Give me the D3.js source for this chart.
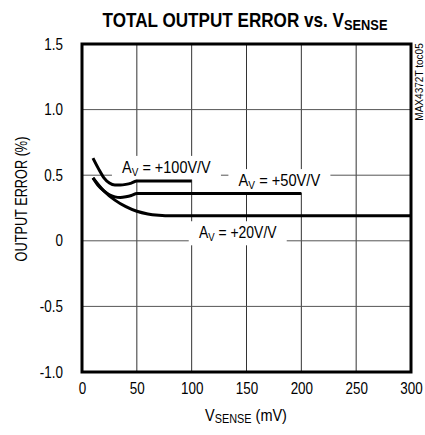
<!DOCTYPE html>
<html><head><meta charset="utf-8">
<script src="https://cdn.jsdelivr.net/npm/d3@7"></script>
<style>body{margin:0;background:#fff;}svg{display:block;}</style>
</head><body>
<svg id="chart" width="425" height="435"></svg>
<script>
const xTicks = [0, 50, 100, 150, 200, 250, 300];
const yTicks = [-1.0, -0.5, 0, 0.5, 1.0, 1.5];
const yTickLabels = ["-1.0", "-0.5", "0", "0.5", "1.0", "1.5"];

const vs100 = [10, 15, 20, 25, 30, 35, 40, 45, 50, 100];
const err100 = [0.63, 0.55, 0.48, 0.44, 0.425, 0.425, 0.43, 0.44, 0.455, 0.455];
const vs50 = [10, 15, 20, 25, 30, 35, 40, 45, 50, 200];
const err50 = [0.48, 0.42, 0.38, 0.35, 0.335, 0.33, 0.335, 0.345, 0.36, 0.36];
const vs20 = [10, 20, 30, 40, 50, 60, 70, 80, 300];
const err20 = [0.48, 0.38, 0.31, 0.26, 0.225, 0.205, 0.195, 0.19, 0.19];

const gains = ["+100V/V", "+50V/V", "+20V/V"];
const labelX = [77, 180, 142];
const labelY = [0.52, 0.42, 0.02];

const FONT = "'Liberation Sans',Arial,Helvetica,sans-serif";
const SQ = 0.84; // horizontal squeeze to mimic condensed Helvetica
const svg = d3.select("#chart");
const L = 82, R = 411, T = 44, B = 372;
const x = d3.scaleLinear().domain([0, 300]).range([L, R]);
const y = d3.scaleLinear().domain([-1.0, 1.5]).range([B, T]);

function squeeze(sel, s, px) {
  sel.each(function () {
    const p = px !== undefined ? px : (+this.getAttribute("x") || 0);
    const prev = this.getAttribute("transform") || "";
    this.setAttribute("transform", `${prev} translate(${p},0) scale(${s},1) translate(${-p},0)`);
  });
}
function fitWidth(sel, target, px) {
  const w = sel.node().getBBox().width;
  squeeze(sel, target / w, px);
}

// Title
const title = svg.append("text").attr("x", 245).attr("y", 27).attr("text-anchor", "middle")
  .attr("font-family", FONT).attr("font-weight", "bold").attr("font-size", 20).attr("fill", "#000");
title.append("tspan").text("TOTAL OUTPUT ERROR vs. V");
title.append("tspan").attr("font-size", 15).attr("dy", 3).text("SENSE");
fitWidth(title, 285, 245);

// Gridlines
const g = svg.append("g");
g.selectAll(".vx").data(xTicks.slice(1, -1)).join("line")
  .attr("x1", d => x(d)).attr("x2", d => x(d)).attr("y1", T).attr("y2", B)
  .attr("stroke", "#333").attr("stroke-width", 1);
g.selectAll(".hy").data(yTicks.slice(1, -1)).join("line")
  .attr("x1", L).attr("x2", R).attr("y1", d => y(d)).attr("y2", d => y(d))
  .attr("stroke", "#555").attr("stroke-width", 1);

// Axes (tick labels only)
const xAxis = d3.axisBottom(x).tickValues(xTicks).tickSize(0).tickPadding(11).tickFormat(d3.format("d"));
const xg = svg.append("g").attr("transform", `translate(0,${B})`).call(xAxis);
xg.select(".domain").remove();
xg.selectAll("text").attr("font-family", FONT).attr("font-size", 16).attr("fill", "#000");
squeeze(xg.selectAll("text"), SQ, 0);

const yAxis = d3.axisLeft(y).tickValues(yTicks).tickSize(0).tickPadding(19).tickFormat((d, i) => yTickLabels[i]);
const yg = svg.append("g").attr("transform", `translate(${L},0)`).call(yAxis);
yg.select(".domain").remove();
yg.selectAll("text").attr("font-family", FONT).attr("font-size", 16).attr("fill", "#000");
squeeze(yg.selectAll("text"), SQ, -19);

// Labels with white background
const labelW = [89, 82, 78];
gains.forEach((gain, i) => {
  const grp = svg.append("g");
  const cx = x(labelX[i]);
  const t = grp.append("text").attr("x", cx).attr("y", y(labelY[i]))
    .attr("text-anchor", "middle").attr("font-family", FONT).attr("font-size", 16).attr("fill", "#000");
  t.append("tspan").text("A");
  t.append("tspan").attr("font-size", 11).attr("dy", 3).text("V");
  t.append("tspan").attr("dy", -3).text(" = " + gain);
  fitWidth(t, labelW[i], cx);
  const bb = t.node().getBBox();
  const w = labelW[i];
  grp.insert("rect", "text").attr("x", cx - w / 2 - 10).attr("y", bb.y - 2)
    .attr("width", w + 20).attr("height", bb.height + 4).attr("fill", "#fff");
});

// Curves
const line = d3.line().x(d => x(d[0])).y(d => y(d[1])).curve(d3.curveMonotoneX);
[[vs100, err100], [vs50, err50], [vs20, err20]].forEach(([xs, ys]) => {
  svg.append("path").datum(xs.map((v, i) => [v, ys[i]]))
    .attr("d", line).attr("fill", "none").attr("stroke", "#000").attr("stroke-width", 3);
});

// Border
svg.append("rect").attr("x", L).attr("y", T).attr("width", R - L).attr("height", B - T)
  .attr("fill", "none").attr("stroke", "#000").attr("stroke-width", 3);

// Axis titles
const xt = svg.append("text").attr("x", 246).attr("y", 421).attr("text-anchor", "middle")
  .attr("font-family", FONT).attr("font-size", 16).attr("fill", "#000");
xt.append("tspan").text("V");
xt.append("tspan").attr("font-size", 12).attr("dy", 2).text("SENSE");
xt.append("tspan").attr("dy", -2).text(" (mV)");
fitWidth(xt, 82, 246);

const yt = svg.append("text").attr("x", 0).attr("y", 0).attr("text-anchor", "middle")
  .attr("font-family", FONT).attr("font-size", 16).attr("fill", "#000")
  .text("OUTPUT ERROR (%)");
fitWidth(yt, 125, 0);
yt.attr("transform", `translate(27,199) rotate(-90) ` + yt.attr("transform"));

const st = svg.append("text").attr("x", 0).attr("y", 0).attr("text-anchor", "middle")
  .attr("font-family", FONT).attr("font-size", 10).attr("fill", "#000")
  .text("MAX4372T toc05");
fitWidth(st, 78, 0);
st.attr("transform", `translate(423,82) rotate(-90) ` + st.attr("transform"));
</script>
</body></html>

-- -- --

### Objective
Leave out the pictures. Transcribe only the lines above, from the first through the one that contains "fitWidth(title, 285, 245);".

### Written answer
Give me the D3.js source for this chart.
<!DOCTYPE html>
<html><head><meta charset="utf-8">
<script src="https://cdn.jsdelivr.net/npm/d3@7"></script>
<style>body{margin:0;background:#fff;}svg{display:block;}</style>
</head><body>
<svg id="chart" width="425" height="435"></svg>
<script>
const xTicks = [0, 50, 100, 150, 200, 250, 300];
const yTicks = [-1.0, -0.5, 0, 0.5, 1.0, 1.5];
const yTickLabels = ["-1.0", "-0.5", "0", "0.5", "1.0", "1.5"];

const vs100 = [10, 15, 20, 25, 30, 35, 40, 45, 50, 100];
const err100 = [0.63, 0.55, 0.48, 0.44, 0.425, 0.425, 0.43, 0.44, 0.455, 0.455];
const vs50 = [10, 15, 20, 25, 30, 35, 40, 45, 50, 200];
const err50 = [0.48, 0.42, 0.38, 0.35, 0.335, 0.33, 0.335, 0.345, 0.36, 0.36];
const vs20 = [10, 20, 30, 40, 50, 60, 70, 80, 300];
const err20 = [0.48, 0.38, 0.31, 0.26, 0.225, 0.205, 0.195, 0.19, 0.19];

const gains = ["+100V/V", "+50V/V", "+20V/V"];
const labelX = [77, 180, 142];
const labelY = [0.52, 0.42, 0.02];

const FONT = "'Liberation Sans',Arial,Helvetica,sans-serif";
const SQ = 0.84; // horizontal squeeze to mimic condensed Helvetica
const svg = d3.select("#chart");
const L = 82, R = 411, T = 44, B = 372;
const x = d3.scaleLinear().domain([0, 300]).range([L, R]);
const y = d3.scaleLinear().domain([-1.0, 1.5]).range([B, T]);

function squeeze(sel, s, px) {
  sel.each(function () {
    const p = px !== undefined ? px : (+this.getAttribute("x") || 0);
    const prev = this.getAttribute("transform") || "";
    this.setAttribute("transform", `${prev} translate(${p},0) scale(${s},1) translate(${-p},0)`);
  });
}
function fitWidth(sel, target, px) {
  const w = sel.node().getBBox().width;
  squeeze(sel, target / w, px);
}

// Title
const title = svg.append("text").attr("x", 245).attr("y", 27).attr("text-anchor", "middle")
  .attr("font-family", FONT).attr("font-weight", "bold").attr("font-size", 20).attr("fill", "#000");
title.append("tspan").text("TOTAL OUTPUT ERROR vs. V");
title.append("tspan").attr("font-size", 15).attr("dy", 3).text("SENSE");
fitWidth(title, 285, 245);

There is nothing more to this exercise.